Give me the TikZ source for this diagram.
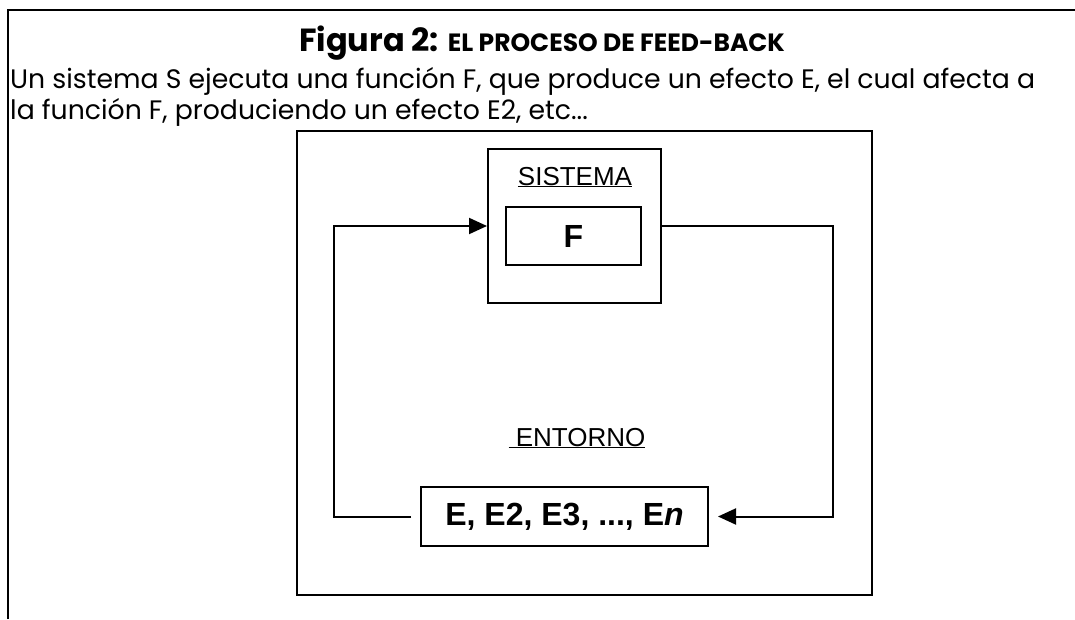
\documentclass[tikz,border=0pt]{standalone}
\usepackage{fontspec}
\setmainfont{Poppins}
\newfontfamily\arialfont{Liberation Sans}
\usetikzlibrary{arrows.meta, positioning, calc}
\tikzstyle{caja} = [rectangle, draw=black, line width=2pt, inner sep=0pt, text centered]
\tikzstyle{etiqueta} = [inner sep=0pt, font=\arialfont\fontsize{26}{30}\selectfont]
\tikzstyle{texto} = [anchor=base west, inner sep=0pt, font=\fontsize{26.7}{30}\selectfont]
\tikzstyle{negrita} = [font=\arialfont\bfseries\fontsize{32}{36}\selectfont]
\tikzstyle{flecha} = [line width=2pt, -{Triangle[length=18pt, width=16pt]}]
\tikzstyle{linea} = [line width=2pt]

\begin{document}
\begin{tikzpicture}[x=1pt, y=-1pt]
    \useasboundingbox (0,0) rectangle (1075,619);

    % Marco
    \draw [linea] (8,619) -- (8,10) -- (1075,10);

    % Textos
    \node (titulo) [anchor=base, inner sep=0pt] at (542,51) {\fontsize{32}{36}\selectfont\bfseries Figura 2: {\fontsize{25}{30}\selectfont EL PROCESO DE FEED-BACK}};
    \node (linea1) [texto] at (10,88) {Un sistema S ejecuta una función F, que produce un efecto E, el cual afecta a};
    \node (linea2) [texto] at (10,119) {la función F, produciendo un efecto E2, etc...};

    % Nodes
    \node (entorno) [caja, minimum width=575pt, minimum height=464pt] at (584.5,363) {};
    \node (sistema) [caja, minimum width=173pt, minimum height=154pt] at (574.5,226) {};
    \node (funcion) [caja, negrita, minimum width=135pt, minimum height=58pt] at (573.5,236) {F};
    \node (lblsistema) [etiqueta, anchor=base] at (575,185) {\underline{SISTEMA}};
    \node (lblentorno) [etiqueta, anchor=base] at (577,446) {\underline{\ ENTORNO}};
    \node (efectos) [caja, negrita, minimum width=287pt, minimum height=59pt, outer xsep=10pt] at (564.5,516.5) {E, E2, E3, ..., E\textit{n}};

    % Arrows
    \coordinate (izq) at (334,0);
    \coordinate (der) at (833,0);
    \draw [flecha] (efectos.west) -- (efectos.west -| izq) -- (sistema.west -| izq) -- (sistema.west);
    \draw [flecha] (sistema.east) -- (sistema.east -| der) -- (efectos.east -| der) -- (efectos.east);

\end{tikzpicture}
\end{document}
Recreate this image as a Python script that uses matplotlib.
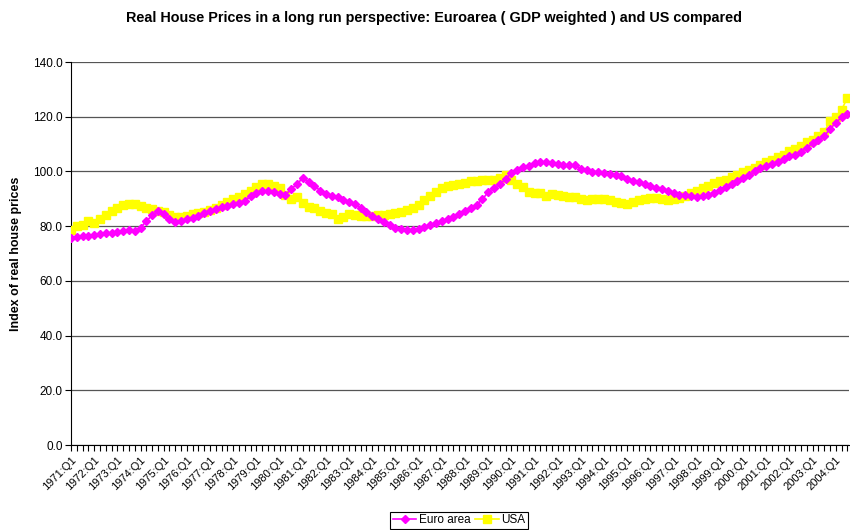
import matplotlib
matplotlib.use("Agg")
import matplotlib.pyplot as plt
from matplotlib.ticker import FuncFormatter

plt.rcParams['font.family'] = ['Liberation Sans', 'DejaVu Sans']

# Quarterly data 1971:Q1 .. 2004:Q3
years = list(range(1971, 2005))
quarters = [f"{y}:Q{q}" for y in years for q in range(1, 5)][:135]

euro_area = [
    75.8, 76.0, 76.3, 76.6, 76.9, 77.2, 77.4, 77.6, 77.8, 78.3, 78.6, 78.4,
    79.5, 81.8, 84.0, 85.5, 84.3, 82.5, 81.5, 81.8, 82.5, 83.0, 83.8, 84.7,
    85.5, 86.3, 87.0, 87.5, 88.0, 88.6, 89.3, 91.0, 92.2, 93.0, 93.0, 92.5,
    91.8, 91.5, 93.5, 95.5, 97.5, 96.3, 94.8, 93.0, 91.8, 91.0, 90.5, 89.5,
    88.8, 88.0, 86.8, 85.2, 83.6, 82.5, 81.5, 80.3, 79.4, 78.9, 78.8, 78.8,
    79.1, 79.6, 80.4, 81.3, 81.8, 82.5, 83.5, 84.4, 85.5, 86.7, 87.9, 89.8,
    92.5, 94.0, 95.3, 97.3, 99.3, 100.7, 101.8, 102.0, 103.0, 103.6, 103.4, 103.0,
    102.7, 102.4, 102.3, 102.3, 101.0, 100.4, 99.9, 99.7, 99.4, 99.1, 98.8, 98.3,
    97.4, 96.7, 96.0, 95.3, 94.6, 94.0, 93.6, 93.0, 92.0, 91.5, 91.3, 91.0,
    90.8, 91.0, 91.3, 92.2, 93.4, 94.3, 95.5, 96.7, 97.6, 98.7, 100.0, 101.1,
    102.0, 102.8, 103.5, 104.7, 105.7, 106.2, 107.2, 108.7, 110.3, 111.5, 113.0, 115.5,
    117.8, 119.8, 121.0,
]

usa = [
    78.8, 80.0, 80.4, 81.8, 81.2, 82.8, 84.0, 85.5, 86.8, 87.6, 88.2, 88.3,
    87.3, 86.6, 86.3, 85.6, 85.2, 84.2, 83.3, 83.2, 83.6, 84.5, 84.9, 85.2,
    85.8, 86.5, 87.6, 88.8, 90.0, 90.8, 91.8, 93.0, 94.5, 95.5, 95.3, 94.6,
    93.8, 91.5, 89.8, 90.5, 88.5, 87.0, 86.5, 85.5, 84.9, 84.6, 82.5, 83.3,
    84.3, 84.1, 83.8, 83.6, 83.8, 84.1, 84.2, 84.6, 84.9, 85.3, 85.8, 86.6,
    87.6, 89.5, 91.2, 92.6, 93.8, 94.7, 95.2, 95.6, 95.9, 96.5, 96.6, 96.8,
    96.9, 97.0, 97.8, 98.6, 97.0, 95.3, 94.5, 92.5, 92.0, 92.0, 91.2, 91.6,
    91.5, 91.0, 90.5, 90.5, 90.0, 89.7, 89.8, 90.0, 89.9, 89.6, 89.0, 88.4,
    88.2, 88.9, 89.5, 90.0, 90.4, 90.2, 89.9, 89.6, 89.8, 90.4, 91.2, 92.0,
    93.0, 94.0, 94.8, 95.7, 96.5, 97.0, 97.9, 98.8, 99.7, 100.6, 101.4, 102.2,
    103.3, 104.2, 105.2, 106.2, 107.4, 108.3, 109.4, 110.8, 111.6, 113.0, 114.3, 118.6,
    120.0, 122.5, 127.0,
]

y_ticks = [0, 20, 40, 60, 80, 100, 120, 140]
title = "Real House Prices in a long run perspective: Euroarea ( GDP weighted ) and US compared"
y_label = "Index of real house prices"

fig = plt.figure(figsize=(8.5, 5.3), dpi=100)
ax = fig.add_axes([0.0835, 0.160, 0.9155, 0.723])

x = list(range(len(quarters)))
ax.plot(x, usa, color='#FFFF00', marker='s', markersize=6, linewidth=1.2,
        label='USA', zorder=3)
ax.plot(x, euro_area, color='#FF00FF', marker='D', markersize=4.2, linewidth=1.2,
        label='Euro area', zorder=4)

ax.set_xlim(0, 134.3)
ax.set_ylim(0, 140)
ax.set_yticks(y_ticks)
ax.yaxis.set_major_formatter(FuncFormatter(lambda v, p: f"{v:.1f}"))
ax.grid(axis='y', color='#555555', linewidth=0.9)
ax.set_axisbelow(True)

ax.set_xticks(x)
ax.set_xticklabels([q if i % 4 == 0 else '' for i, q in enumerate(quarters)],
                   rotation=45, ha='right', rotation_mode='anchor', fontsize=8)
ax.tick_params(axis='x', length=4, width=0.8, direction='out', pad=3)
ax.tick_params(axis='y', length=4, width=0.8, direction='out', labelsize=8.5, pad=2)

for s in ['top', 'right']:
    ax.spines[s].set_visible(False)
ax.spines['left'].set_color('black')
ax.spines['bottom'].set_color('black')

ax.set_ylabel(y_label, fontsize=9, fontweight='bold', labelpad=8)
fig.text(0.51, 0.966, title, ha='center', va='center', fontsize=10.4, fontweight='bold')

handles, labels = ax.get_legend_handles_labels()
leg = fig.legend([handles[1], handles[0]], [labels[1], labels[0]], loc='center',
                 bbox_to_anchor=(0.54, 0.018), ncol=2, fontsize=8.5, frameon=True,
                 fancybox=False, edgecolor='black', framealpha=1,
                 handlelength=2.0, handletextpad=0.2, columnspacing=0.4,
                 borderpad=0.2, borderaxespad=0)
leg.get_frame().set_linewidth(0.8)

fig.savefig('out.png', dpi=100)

* * * *

[Short problem] Pick out the lines above that hold the string "matplotlib" and show them.

[Complete response]
Recreate this image as a Python script that uses matplotlib.
import matplotlib
matplotlib.use("Agg")
import matplotlib.pyplot as plt
from matplotlib.ticker import FuncFormatter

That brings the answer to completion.